(Stored records)
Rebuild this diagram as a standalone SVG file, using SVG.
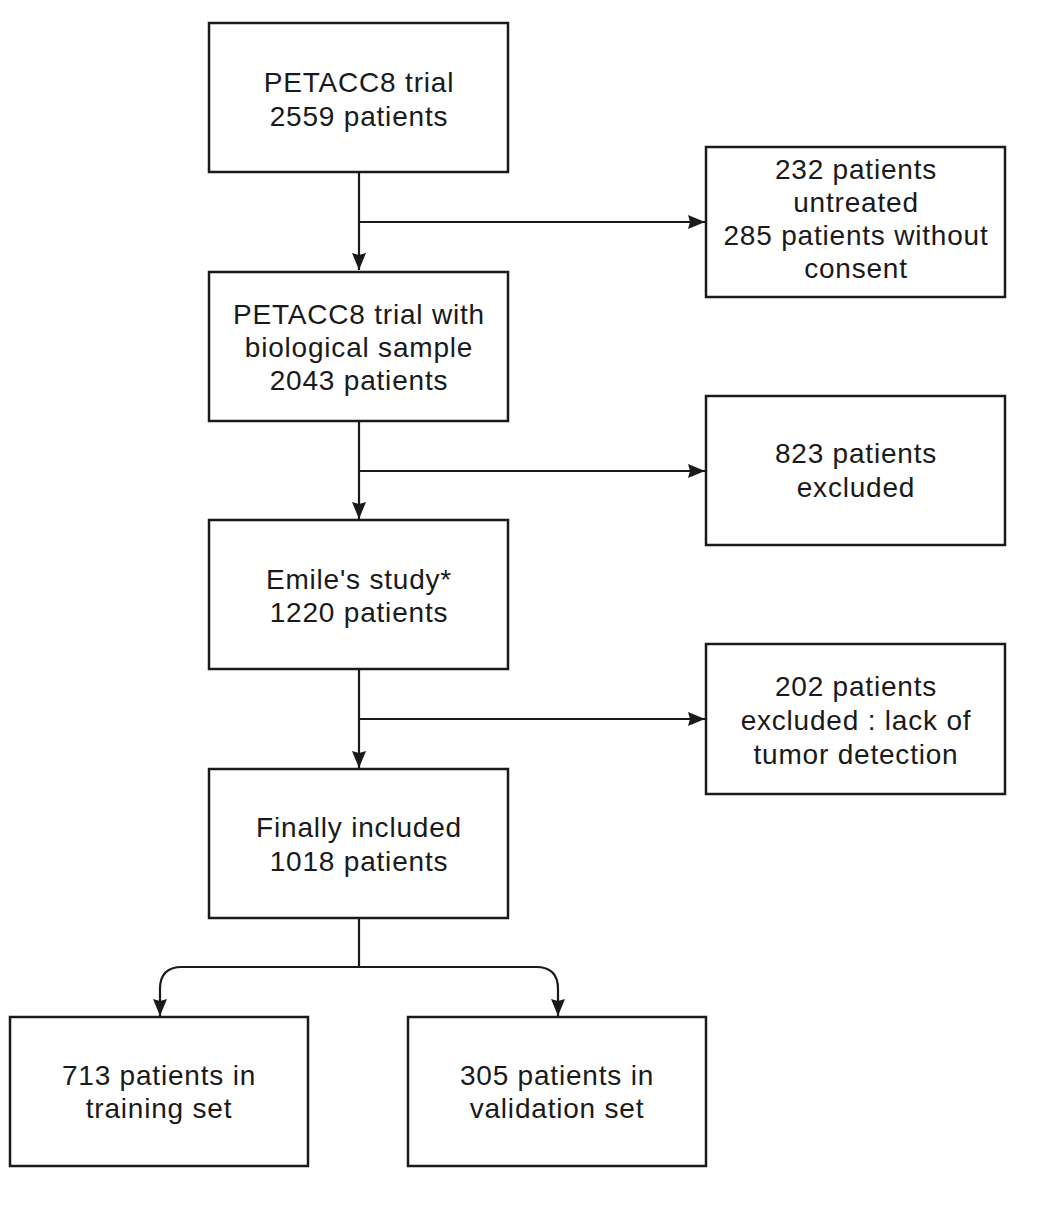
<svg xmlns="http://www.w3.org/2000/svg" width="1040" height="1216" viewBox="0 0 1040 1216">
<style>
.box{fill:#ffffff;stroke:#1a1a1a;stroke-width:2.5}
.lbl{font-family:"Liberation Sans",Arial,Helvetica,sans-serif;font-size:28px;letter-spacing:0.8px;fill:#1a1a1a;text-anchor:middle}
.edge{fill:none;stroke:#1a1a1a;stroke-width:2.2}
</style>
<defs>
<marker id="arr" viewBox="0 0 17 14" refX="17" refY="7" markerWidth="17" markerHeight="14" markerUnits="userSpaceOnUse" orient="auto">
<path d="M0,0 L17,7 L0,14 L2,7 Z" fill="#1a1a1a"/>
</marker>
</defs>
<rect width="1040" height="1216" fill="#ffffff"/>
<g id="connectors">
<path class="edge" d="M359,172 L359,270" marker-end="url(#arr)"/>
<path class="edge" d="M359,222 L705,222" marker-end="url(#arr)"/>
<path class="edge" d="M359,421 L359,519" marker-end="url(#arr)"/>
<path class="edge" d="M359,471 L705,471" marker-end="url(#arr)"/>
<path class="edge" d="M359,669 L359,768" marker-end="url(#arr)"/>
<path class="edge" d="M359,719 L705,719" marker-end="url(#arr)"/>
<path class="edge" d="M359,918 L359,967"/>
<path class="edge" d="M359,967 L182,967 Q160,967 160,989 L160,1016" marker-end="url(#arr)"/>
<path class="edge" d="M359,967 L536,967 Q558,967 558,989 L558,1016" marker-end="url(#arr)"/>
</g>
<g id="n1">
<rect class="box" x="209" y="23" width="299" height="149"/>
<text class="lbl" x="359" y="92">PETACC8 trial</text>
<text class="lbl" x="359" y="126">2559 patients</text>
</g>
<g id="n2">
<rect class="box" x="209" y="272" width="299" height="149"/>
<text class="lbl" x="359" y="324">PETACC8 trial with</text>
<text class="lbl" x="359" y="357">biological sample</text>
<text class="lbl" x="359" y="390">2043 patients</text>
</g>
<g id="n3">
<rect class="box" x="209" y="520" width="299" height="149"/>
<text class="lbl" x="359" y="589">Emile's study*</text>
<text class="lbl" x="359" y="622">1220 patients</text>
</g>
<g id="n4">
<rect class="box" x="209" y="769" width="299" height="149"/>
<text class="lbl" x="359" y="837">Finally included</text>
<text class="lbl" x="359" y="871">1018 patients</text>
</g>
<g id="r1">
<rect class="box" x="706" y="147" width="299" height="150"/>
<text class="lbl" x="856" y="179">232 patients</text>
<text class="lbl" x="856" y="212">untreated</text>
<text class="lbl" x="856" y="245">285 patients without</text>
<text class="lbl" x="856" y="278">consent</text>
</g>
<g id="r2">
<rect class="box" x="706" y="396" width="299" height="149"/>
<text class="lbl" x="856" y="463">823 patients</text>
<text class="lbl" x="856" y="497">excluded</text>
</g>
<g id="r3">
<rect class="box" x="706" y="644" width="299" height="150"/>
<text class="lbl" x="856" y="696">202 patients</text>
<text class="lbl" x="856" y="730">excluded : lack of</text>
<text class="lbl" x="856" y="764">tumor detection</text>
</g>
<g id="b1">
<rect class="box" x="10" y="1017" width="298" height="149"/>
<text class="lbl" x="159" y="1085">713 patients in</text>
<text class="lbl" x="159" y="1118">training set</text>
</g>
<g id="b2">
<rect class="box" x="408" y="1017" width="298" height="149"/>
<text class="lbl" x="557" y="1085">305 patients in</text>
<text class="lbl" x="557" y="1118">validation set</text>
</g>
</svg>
---
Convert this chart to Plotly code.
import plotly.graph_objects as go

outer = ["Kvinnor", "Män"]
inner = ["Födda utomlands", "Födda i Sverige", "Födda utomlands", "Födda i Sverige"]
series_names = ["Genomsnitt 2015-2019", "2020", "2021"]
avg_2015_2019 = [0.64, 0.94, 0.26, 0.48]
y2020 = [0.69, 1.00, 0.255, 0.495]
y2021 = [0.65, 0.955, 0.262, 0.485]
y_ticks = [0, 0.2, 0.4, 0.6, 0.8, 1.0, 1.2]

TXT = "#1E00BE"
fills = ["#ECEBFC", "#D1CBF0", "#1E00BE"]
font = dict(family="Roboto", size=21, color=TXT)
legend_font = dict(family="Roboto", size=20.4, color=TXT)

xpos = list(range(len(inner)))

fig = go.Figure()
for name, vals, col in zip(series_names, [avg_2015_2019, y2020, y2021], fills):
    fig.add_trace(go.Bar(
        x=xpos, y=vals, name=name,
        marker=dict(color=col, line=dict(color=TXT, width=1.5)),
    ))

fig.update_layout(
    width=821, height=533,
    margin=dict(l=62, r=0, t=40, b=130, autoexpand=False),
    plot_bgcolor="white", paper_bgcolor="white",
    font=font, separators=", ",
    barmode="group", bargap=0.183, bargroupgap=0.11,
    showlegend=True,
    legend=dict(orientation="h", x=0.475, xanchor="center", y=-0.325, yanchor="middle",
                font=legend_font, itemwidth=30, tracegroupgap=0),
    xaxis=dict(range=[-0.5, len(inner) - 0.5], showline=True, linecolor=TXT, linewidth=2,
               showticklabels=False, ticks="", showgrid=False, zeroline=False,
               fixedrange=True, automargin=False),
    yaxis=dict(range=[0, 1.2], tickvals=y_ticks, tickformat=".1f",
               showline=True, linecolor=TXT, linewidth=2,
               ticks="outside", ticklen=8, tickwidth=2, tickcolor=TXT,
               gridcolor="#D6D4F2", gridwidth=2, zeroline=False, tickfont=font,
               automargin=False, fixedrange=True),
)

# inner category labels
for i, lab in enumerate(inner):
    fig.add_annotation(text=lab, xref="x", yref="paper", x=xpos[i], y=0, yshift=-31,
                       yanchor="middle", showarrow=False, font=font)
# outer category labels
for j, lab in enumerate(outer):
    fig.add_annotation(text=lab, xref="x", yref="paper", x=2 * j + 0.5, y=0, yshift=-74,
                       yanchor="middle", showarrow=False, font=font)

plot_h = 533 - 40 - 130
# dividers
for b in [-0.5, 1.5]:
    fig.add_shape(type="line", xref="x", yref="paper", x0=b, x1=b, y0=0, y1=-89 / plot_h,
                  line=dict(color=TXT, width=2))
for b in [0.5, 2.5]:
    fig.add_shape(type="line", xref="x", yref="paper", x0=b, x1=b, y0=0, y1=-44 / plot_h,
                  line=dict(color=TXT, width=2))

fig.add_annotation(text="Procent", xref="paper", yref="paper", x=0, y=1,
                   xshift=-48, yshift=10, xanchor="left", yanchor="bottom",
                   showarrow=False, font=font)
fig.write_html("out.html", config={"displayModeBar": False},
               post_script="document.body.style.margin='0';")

## Description of the task:
Copy each line from the data above that includes "this".

## Task response:
Rebuild this diagram as a standalone SVG file, using SVG.
Convert this chart to Plotly code.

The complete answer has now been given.